Amazon claims apparel industry group is undermining its fight against counterfeit products

(Jonathan Weiss Photo)

Amazon responded Tuesday to the American Apparel and Footwear Association (AAFA) with claims of its own after the industry trade group asked the U.S. Trade Representative to designate several of the tech giant’s international online stores as “notorious markets” for counterfeit goods.

In a four-page letter to Daniel Lee, acting assistant U.S. trade representative for innovation and intellectual property, Amazon detailed its efforts to fight counterfeit products through a variety of initiatives designed to register and authenticate products, and said it was blindsided by some of the AAFA’s claims despite holding monthly meetings with members of the trade group.

The company claimed that some members of the group are themselves hindering the fight against counterfeits.

“Contrary to the suggestion in AAFA’s submission, these efforts are working, as over 99.9% of the products that customers actually view in Amazon’s stores never have received a complaint about a suspected counterfeit from a customer or rights owner,” wrote Brian Huseman, Amazon’s vice president of public policy, in the response. “Amazon solicits constructive feedback from brands and associations as to how it can continue to improve those tools, make the process easier for brands, and more effectively fight counterfeiters.”

Brian Huseman, Amazon’s vice president of public policy.

He added, “However, when brands refuse to use the tools that Amazon makes available to them, offer only anonymous criticism that is directly refuted by available data, or conflate concerns about counterfeits with questions like the ‘unauthorized’ distribution of authentic products, the shared goal of combatting counterfeiting is undermined rather than enhanced.”

“Despite the demonstrated effectiveness of Amazon’s tools, however, some AAFA member brands have refused to use them,” he wrote. “Further, AAFA did not attempt to raise or resolve the concerns in their filing with Amazon prior to submitting them, despite the forum that the monthly meeting provides. AAFA’s suggestion that Amazon is not doing its part to eliminate counterfeits from its stores does not stand up to the data from Amazon’s efforts on behalf of AAFA members.”

We’ve contacted the AAFA for comment on Amazon’s response.

In its Oct. 1 filing, the AAFA asked the U.S. trade representative to list (United Kingdom), (Canada), (Germany), (France) and (India) as “notorious markets” for counterfeits, a designation meant to prod companies and regulators to take action to crack down on fraudulent goods.

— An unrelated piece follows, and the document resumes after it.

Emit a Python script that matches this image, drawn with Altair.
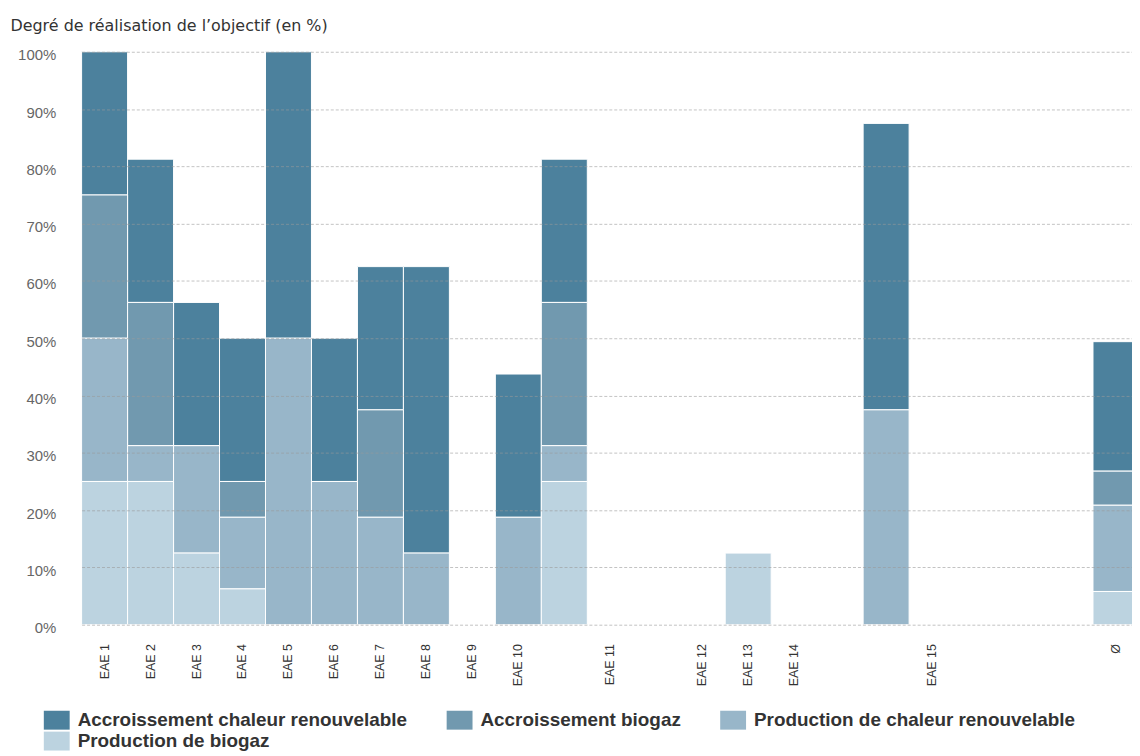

“Despite its role as a leader in the worldwide retail landscape, and as an important selling partner for many of our member brands, Amazon continues to present significant counterfeit challenges. Thus, we felt it was necessary to again ask USTR to list Amazon,” said Rick Helfenbein, president and CEO of the AAFA, in a statement at the time. “While we are happy to have seen increased engagement with Amazon on brand protection issues during the past year, that engagement regrettably has not translated into a discernible decrease in counterfeits of our members’ products on Amazon’s marketplaces.”

He added, “We hope that Amazon will be able to dramatically expand their collaboration with our industry, significantly ramping up the commitment, resources, actions, and leadership necessary to resolve this problem.”

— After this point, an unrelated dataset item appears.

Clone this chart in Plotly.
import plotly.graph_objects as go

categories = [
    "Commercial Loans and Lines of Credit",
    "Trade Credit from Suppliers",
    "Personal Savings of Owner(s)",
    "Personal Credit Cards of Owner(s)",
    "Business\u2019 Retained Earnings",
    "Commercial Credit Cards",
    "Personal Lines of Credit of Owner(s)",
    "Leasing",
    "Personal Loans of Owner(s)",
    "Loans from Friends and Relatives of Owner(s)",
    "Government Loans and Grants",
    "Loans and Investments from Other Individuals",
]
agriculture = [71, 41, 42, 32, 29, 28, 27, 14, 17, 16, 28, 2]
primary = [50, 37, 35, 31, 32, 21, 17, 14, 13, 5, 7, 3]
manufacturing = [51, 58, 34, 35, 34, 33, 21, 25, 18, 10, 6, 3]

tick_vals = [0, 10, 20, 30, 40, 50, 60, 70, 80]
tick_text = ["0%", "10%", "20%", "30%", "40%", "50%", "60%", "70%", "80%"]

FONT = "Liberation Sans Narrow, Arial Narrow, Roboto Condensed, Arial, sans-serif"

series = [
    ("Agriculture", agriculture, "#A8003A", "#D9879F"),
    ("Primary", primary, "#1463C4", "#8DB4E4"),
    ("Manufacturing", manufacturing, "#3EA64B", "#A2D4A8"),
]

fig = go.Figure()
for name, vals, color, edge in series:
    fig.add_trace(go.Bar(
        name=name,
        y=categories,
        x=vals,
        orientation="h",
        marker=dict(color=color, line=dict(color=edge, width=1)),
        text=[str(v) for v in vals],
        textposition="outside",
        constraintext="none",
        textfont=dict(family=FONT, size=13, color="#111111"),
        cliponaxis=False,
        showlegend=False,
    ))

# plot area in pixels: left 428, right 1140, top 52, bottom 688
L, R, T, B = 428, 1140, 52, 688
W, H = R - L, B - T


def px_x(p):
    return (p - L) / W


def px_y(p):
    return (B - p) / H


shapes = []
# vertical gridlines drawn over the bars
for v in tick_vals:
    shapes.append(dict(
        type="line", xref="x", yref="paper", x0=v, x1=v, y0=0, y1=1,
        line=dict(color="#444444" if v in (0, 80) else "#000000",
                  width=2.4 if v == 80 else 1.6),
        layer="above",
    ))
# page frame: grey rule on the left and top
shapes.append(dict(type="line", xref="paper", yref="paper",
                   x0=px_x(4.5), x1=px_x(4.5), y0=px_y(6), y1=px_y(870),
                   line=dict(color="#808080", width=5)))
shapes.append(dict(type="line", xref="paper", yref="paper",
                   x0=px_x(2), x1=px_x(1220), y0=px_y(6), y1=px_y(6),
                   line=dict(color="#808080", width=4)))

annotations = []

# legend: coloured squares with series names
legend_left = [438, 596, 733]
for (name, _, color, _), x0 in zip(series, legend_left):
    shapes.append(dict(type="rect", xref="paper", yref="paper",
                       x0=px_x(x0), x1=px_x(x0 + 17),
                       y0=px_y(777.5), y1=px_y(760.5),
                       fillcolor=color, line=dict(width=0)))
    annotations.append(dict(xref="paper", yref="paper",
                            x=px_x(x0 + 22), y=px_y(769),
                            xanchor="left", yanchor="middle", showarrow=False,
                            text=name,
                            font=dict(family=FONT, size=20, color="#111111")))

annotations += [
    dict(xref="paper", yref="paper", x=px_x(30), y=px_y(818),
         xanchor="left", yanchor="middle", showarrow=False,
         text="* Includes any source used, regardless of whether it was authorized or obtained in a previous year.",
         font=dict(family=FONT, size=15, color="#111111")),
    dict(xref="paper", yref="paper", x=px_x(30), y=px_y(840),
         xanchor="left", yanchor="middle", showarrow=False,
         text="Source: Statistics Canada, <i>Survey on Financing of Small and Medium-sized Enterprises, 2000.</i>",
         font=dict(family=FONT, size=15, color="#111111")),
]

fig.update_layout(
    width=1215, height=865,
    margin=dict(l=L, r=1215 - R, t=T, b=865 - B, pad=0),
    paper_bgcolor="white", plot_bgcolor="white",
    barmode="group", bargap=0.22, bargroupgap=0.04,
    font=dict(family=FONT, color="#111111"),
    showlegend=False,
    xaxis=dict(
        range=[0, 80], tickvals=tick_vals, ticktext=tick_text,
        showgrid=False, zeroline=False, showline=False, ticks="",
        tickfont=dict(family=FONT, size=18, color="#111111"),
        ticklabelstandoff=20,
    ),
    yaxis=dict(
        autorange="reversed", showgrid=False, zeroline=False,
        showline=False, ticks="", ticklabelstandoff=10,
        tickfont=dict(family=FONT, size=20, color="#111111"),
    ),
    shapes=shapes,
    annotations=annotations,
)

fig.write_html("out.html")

Initiatives detailed by Amazon in its response include the recently launched “Project Zero” program with a self-service tool that gives companies the ability to remove suspected counterfeit products from Amazon’s online stories.

The company also announced a new Intellectual Property Accelerator program designed to help sellers protect their products.

Amazon said in its response that its efforts are “producing positive results.”

Last year, the company said, its “proactive efforts prevented over 1 million suspected bad actors from publishing a single product for sale in our stores, blocked over 3 billion suspected bad listings from being published on our stores, and ensured that over 99.9% of products that customers actually viewed in Amazon’s stores never have received a complaint about a suspected counterfeit from a customer or rights owner.”

In August, an investigation by The Wall Street Journal found more than 4,000 products on Amazon’s third-party marketplace that had either been banned or declared unsafe by regulators. The company responded by publishing the steps it takes to make sure third-party products are safe.